● **Short exercise**
Print only the lines from the top of the data through the line with "fig = go.Figure()", both included, skipping every picture.
* BEGIN *
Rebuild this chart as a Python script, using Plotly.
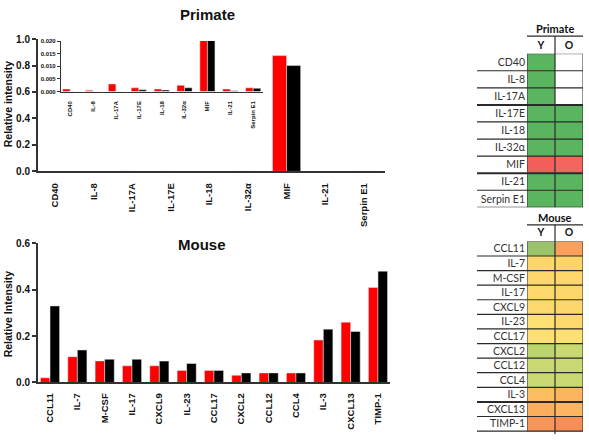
import plotly.graph_objects as go

W, H = 589, 440

# ---------------- data ----------------
primate_cats = ["CD40", "IL-8", "IL-17A", "IL-17E", "IL-18", "IL-32α", "MIF", "IL-21", "Serpin E1"]
primate_young = [0.0010, 0.0005, 0.0030, 0.0015, 0.0010, 0.0025, 0.875, 0.0010, 0.0015]
primate_old = [0.0, 0.0, 0.0, 0.0007, 0.0006, 0.0015, 0.800, 0.0003, 0.0013]

mouse_cats = ["CCL11", "IL-7", "M-CSF", "IL-17", "CXCL9", "IL-23", "CCL17",
              "CXCL2", "CCL12", "CCL4", "IL-3", "CXCL13", "TIMP-1"]
mouse_young = [0.020, 0.111, 0.093, 0.072, 0.072, 0.052, 0.052, 0.031, 0.041, 0.041, 0.183, 0.260, 0.410]
mouse_old = [0.330, 0.140, 0.100, 0.100, 0.092, 0.082, 0.052, 0.041, 0.041, 0.041, 0.230, 0.220, 0.480]

group_cols = ["Y", "O"]

RED, BLACK = "#ff0000", "#000000"
AX = "#333333"
BAR_FONT = "Liberation Sans"
TAB_FONT = "Lato"


def px_x(p):
    return p / W


def px_y(p):
    return 1 - p / H


fig = go.Figure()


def add_pair(cats, young, old, xa, ya, w):
    fig.add_trace(go.Bar(x=cats, y=young, marker_color=RED, width=w, offset=-w,
                         xaxis=xa, yaxis=ya, showlegend=False))
    fig.add_trace(go.Bar(x=cats, y=old, marker_color=BLACK, width=w, offset=0,
                         xaxis=xa, yaxis=ya, showlegend=False))


add_pair(primate_cats, primate_young, primate_old, "x", "y", 0.365)
add_pair(primate_cats, primate_young, primate_old, "x2", "y2", 0.33)
add_pair(mouse_cats, mouse_young, mouse_old, "x3", "y3", 0.35)

# ---------------- heatmap tables ----------------
prim_z = [[(v if v > 0 else None) for v in pair] for pair in zip(primate_young, primate_old)]
fig.add_trace(go.Heatmap(
    x=group_cols, y=primate_cats, z=prim_z, xaxis="x4", yaxis="y4",
    zmin=0, zmax=max(primate_young),
    colorscale=[[0, "#5ab65e"], [0.05, "#5ab65e"], [0.9, "#f3675e"], [1, "#f25f5a"]],
    showscale=False, hoverinfo="skip"))

mouse_z = [list(pair) for pair in zip(mouse_young, mouse_old)]
lo, hi = min(mouse_young + mouse_old), max(mouse_young + mouse_old)
fig.add_trace(go.Heatmap(
    x=group_cols, y=mouse_cats, z=mouse_z, xaxis="x5", yaxis="y5",
    zmin=lo, zmax=hi,
    colorscale=[[0, "#9bc46a"], [0.024, "#bcd46c"], [0.046, "#c9d870"], [0.06, "#fde272"],
                [0.11, "#fdd96b"], [0.26, "#fdd468"], [0.354, "#fdbe62"], [0.52, "#fbae5e"],
                [0.674, "#f9a05c"], [1, "#f88e57"]],
    showscale=False, hoverinfo="skip"))

bar_x_common = dict(type="category", showline=True, linecolor=AX, linewidth=2, ticks="",
                    tickangle=-90, showgrid=False, zeroline=False, fixedrange=True)
bar_y_common = dict(showline=True, linecolor=AX, linewidth=2, ticks="outside", ticklen=4,
                    tickwidth=1.5, tickcolor=AX, showgrid=False, zeroline=False, tickformat=".1f")

layout = dict(
    width=W, height=H, margin=dict(l=0, r=0, t=0, b=0),
    paper_bgcolor="white", plot_bgcolor="rgba(0,0,0,0)", barmode="overlay",
    font=dict(family=BAR_FONT, color="#222"),
    xaxis=dict(domain=[px_x(38), px_x(385)], anchor="y", range=[-0.44, 8.55],
               tickfont=dict(size=9.5, weight="bold", color="#111"), ticklabelstandoff=6,
               **bar_x_common),
    yaxis=dict(domain=[px_y(170), px_y(34)], anchor="x", range=[0, 1.0], dtick=0.2,
               tickfont=dict(size=10, weight="bold", color="#111"), **bar_y_common),
    xaxis2=dict(domain=[px_x(61), px_x(263)], anchor="y2", range=[-0.4, 8.43],
                tickfont=dict(size=6, weight="bold", color="#111"), ticklabelstandoff=6,
                **{**bar_x_common, "linewidth": 1.2}),
    yaxis2=dict(domain=[px_y(88), px_y(36)], anchor="x2", range=[0, 0.02], dtick=0.005,
                tickfont=dict(size=6, weight="bold", color="#111"),
                **{**bar_y_common, "linewidth": 1.2, "ticklen": 3, "tickwidth": 1, "tickformat": ".3f"}),
    xaxis3=dict(domain=[px_x(38), px_x(390)], anchor="y3", range=[-0.44, 12.44],
                tickfont=dict(size=9.5, weight="bold", color="#111"), ticklabelstandoff=5,
                **bar_x_common),
    yaxis3=dict(domain=[px_y(387), px_y(244)], anchor="x3", range=[0, 0.6], dtick=0.2,
                tickfont=dict(size=10, weight="bold", color="#111"), **bar_y_common),
    xaxis4=dict(domain=[px_x(527), px_x(583)], anchor="y4", side="top", type="category",
                range=[-0.5, 1.5], showline=False, ticks="", showgrid=False,
                tickfont=dict(family=TAB_FONT, size=10.5, weight="bold", color="#111"),
                ticklabelstandoff=2, fixedrange=True),
    yaxis4=dict(domain=[px_y(207), px_y(49)], anchor="x4", type="category",
                range=[8.5, -0.5], showline=False, ticks="", showgrid=False,
                tickfont=dict(family=TAB_FONT, size=10.5, color="#333"),
                ticklabelstandoff=1, fixedrange=True),
    xaxis5=dict(domain=[px_x(527), px_x(583)], anchor="y5", side="top", type="category",
                range=[-0.5, 1.5], showline=False, ticks="", showgrid=False,
                tickfont=dict(family=TAB_FONT, size=10.5, weight="bold", color="#111"),
                ticklabelstandoff=2, fixedrange=True),
    yaxis5=dict(domain=[0, px_y(242)], anchor="x5", type="category",
                range=[12.7, -0.5], showline=False, ticks="", showgrid=False,
                tickfont=dict(family=TAB_FONT, size=10.5, color="#333"),
                ticklabelstandoff=1, fixedrange=True),
)
fig.update_layout(**layout)


def ann(text, x, y, size, family, angle=0):
    return dict(text=text, x=px_x(x), y=px_y(y), xref="paper", yref="paper",
                xanchor="center", yanchor="middle", showarrow=False, textangle=angle,
                font=dict(size=size, family=family, color="#111"))


annotations = [
    ann("<b>Primate</b>", 207, 9, 15, BAR_FONT),
    ann("<b>Mouse</b>", 202, 245, 15, BAR_FONT),
    ann("<b>Relative intensity</b>", 8, 101, 10.5, BAR_FONT, -90),
    ann("<b>Relative Intensity</b>", 8, 317, 10.5, BAR_FONT, -90),
    ann("<b>Primate</b>", 555, 23, 11, TAB_FONT),
    ann("<b>Mouse</b>", 555, 217, 11, TAB_FONT),
]
fig.update_layout(annotations=annotations)

shapes = []
LINE = "#2a2a2a"


def table_lines(n, xa, ya, header_y, thick):
    for i in range(n):
        shapes.append(dict(type="line", xref="paper", yref=ya, x0=px_x(477), x1=px_x(583),
                           y0=i + 0.5, y1=i + 0.5,
                           line=dict(color=LINE, width=2 if i in thick else 1.2)))
    shapes.append(dict(type="line", xref=xa, yref=ya, x0=-0.5, x1=1.5, y0=-0.5, y1=-0.5,
                       line=dict(color=LINE, width=1)))
    # header underline
    shapes.append(dict(type="line", xref="paper", yref="paper", x0=px_x(527), x1=px_x(583),
                       y0=header_y, y1=header_y, line=dict(color=LINE, width=1.2)))
    # column separators
    shapes.append(dict(type="line", xref=xa, yref="paper", x0=0.5, x1=0.5,
                       y0=fig.layout[ya.replace("y", "yaxis")].domain[0], y1=header_y,
                       line=dict(color=LINE, width=1.2)))
    for xv in (-0.5, 1.5):
        shapes.append(dict(type="line", xref=xa, yref=ya, x0=xv, x1=xv, y0=-0.5, y1=n - 0.5,
                           line=dict(color=LINE, width=1)))


table_lines(len(primate_cats), "x4", "y4", px_y(31), thick={2, 6})
table_lines(len(mouse_cats), "x5", "y5", px_y(225), thick={10})
fig.update_layout(shapes=shapes)

fig.write_html("out.html")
* END *
● **Exercise output**
Rebuild this chart as a Python script, using Plotly.
import plotly.graph_objects as go

W, H = 589, 440

# ---------------- data ----------------
primate_cats = ["CD40", "IL-8", "IL-17A", "IL-17E", "IL-18", "IL-32α", "MIF", "IL-21", "Serpin E1"]
primate_young = [0.0010, 0.0005, 0.0030, 0.0015, 0.0010, 0.0025, 0.875, 0.0010, 0.0015]
primate_old = [0.0, 0.0, 0.0, 0.0007, 0.0006, 0.0015, 0.800, 0.0003, 0.0013]

mouse_cats = ["CCL11", "IL-7", "M-CSF", "IL-17", "CXCL9", "IL-23", "CCL17",
              "CXCL2", "CCL12", "CCL4", "IL-3", "CXCL13", "TIMP-1"]
mouse_young = [0.020, 0.111, 0.093, 0.072, 0.072, 0.052, 0.052, 0.031, 0.041, 0.041, 0.183, 0.260, 0.410]
mouse_old = [0.330, 0.140, 0.100, 0.100, 0.092, 0.082, 0.052, 0.041, 0.041, 0.041, 0.230, 0.220, 0.480]

group_cols = ["Y", "O"]

RED, BLACK = "#ff0000", "#000000"
AX = "#333333"
BAR_FONT = "Liberation Sans"
TAB_FONT = "Lato"


def px_x(p):
    return p / W


def px_y(p):
    return 1 - p / H


fig = go.Figure()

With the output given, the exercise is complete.